Since starting at the BoE in July 2013, Carney delayed his departure twice – in October 2016 and September 2018 – to help prepare for Brexit. The second time, the hunt for a successor had already started and Hammond had said explicitly he was open to another foreign governor.
This time, Carney has said he has no intention of staying longer at the BoE, even after the latest delay to Brexit that sees Britain’s departure potentially postponed until Oct. 31.
A formal job advert is likely to appear before long, and one key criterion is to be able to effectively represent Britain in international forums like the IMF.
Someone already well-known on the international stage – such as former Reserve Bank of India governor Raghuram Rajan, who publicly debated with Carney and other central bankers on stage at the IMF – may have an edge.
Rajan declined to comment when asked by Reuters whether he would consider a return to active policymaking. Last year he said he would not apply for the role, but was slightly more equivocal about what he would do if approached directly, as Carney was.
A lack of in-depth knowledge about the details of Britain’s economy and more domestically-focused financial institutions is not necessarily a stumbling block.
The BoE’s structure – with four deputy governors and a chief economist responsible for different areas of monetary policy and regulation – can potentially fill in gaps.
Nonetheless, there is a question over how far afield Hammond can go with his choice – which must formally be approved by May and ultimately Queen Elizabeth.
Carney had strong existing ties to Britain before his appointment to Britain. He had previously studied, worked and met his wife in the United Kingdom, and as a Canadian already shared the queen as head of state. He also promised to apply for British citizenship once he met residence requirements.
As well as representing Britain internationally, the BoE under Carney has placed increased emphasis on communication with the British public. Carney speaks regularly on British television and radio after major decisions.
With Britain in the throes of Brexit, an EU national could be a tough sell as the face of the central bank — though the BoE has plenty of staff from continental Europe.

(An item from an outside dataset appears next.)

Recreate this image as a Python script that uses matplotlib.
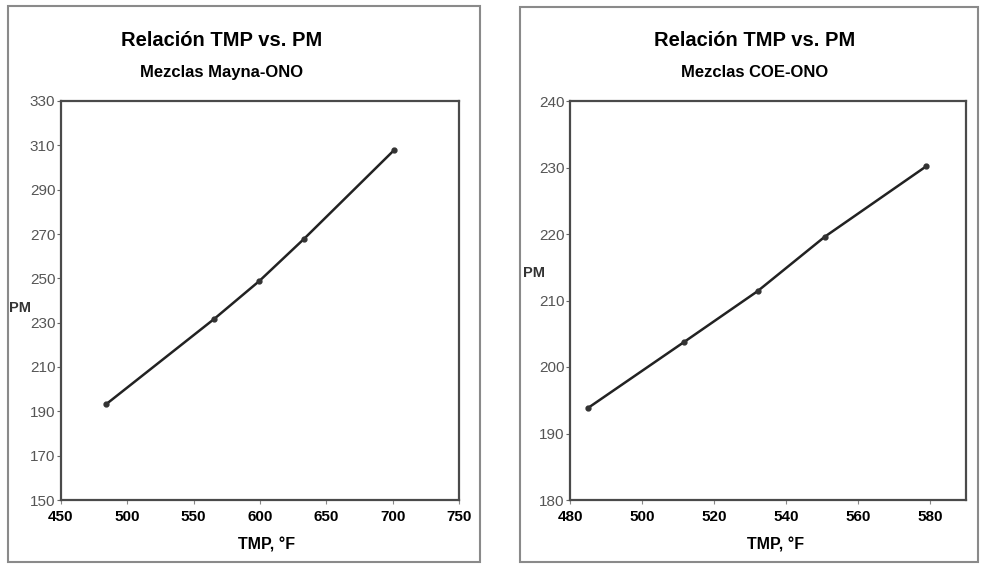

There is also domestic competition. Andrew Bailey, a former BoE deputy governor who now heads Britain’s Financial Conduct Authority, is widely seen as a strong contender given the governor’s job involves at least as much supervision of London’s financial centre as it does monetary policy.
Current deputy governors and the BoE’s chief economist, Andy Haldane, are potential contenders too.
Either way, Hammond expects applicants will have a greater idea about what form of Brexit they will have to handle before a final decision is made.
“I hope we get it resolved before we get to the shortlisting stage,” he said.